Оттиск вещи, обнаженное тождество ее инаковости — вместо имитации, несфразированная и безрассудная материальность видимого — вместо фигур дискурса: вот к чему взывают и нынешнее восхваление образа, и ностальгический возврат к нему; их цель — имманентная трансцендентность, блаженная сущность образа, гарантированная самим способом его материального производства. Никто, без сомнения, не выразил это видение лучше, чем Барт в «Камере-люциде» — книге, которая по иронии судьбы стала настольной для стремящихся осмыслить фотографическое искусство, тогда как она призвана доказать, что фотография искусством не является. Барт превозносит в противовес рассеянному множеству художественных операций и игр значения непосредственную инаковость Образа, то есть, stricto sensu*, инаковость Единого. Он берется установить прямое отношение между признаковой природой фотографического образа и тем чувственным обличьем, благодаря которому он нас задевает, — тем пунктумом, эффектом непосредственного сопереживания, который Барт противопоставляет студиуму, то есть передаваемым фотографией сведениям и вбираемым ею значениям. Студиум делает фотографию предметом расшифровки и объяснения; пунктум непосредственно поражает нас действенной мощью это-было: это — значит живое существо, которое неоспоримо было перед отверстием камеры-обскуры, тело которого испускало уловленные и запечатленные камерой лучи, затрагивающие меня здесь и сейчас через «плотскую толщу» света, «подобно далеким отсветам звезды»2.

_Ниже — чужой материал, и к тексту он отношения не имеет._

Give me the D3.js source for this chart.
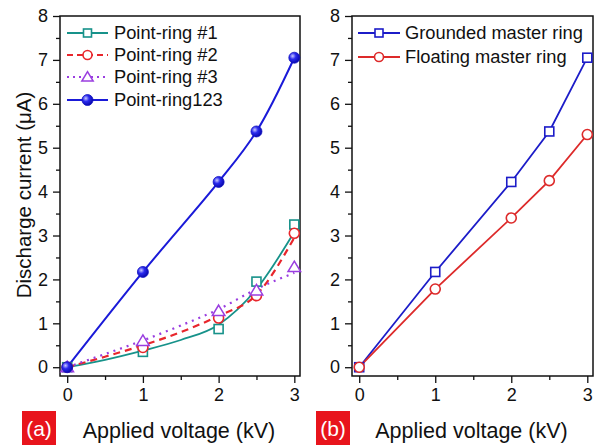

Вряд ли автор «Мифологий» мог поверить в паранаучную фантасмагорию, согласно которой фотография есть непосредственная эманация запечатленного тела. Скорее уж этот миф помог ему искупить грех вчерашнего мифолога — грех того, кто стремился лишить видимый мир его привилегий, кто представлял зрелища и удовольствия этого мира как огромную сеть симптомов, как темное дело знаков. Семиолог раскаивается в том, что добрую часть своей жизни посвятил предостережению: «Внимание! То, что вы принимаете за зримую очевидность, на самом деле является шифрованным посланием, с помощью которого общество или власть узаконивают себя, натурализуясь, обосновываясь в несфразированной очевидности зримого». Он склоняет чашу весов в другую сторону, наделяя ценностью — под именем пунктум — несфразированную очевидность фотографии и относя расшифровку посылов к банальности студиума.

Однако семиолог, который прочитывал шифрованное послание образов, и теоретик пунктума образа без слов опираются на один и тот же принцип — на принцип обратимой эквивалентности немоты образов и их речи. Первый доказывал, что образ на самом деле является проводником немого дискурса, который он — семиолог — пытается перевести на язык фраз. Второй утверждает, что образ говорит с нами как раз тогда, когда он молчит, когда он уже не передает нам никаких посылов. И тот, и другой понимают образ как некую безмолвствующую речь. Один пытался разговорить ее молчание, другой представляет это молчание как устранение всякой болтовни, но оба основываются на одной и той же обратимости двух обличий образа: образ как прямое чувственное присутствие и образ как дискурс, шифрующий некую историю.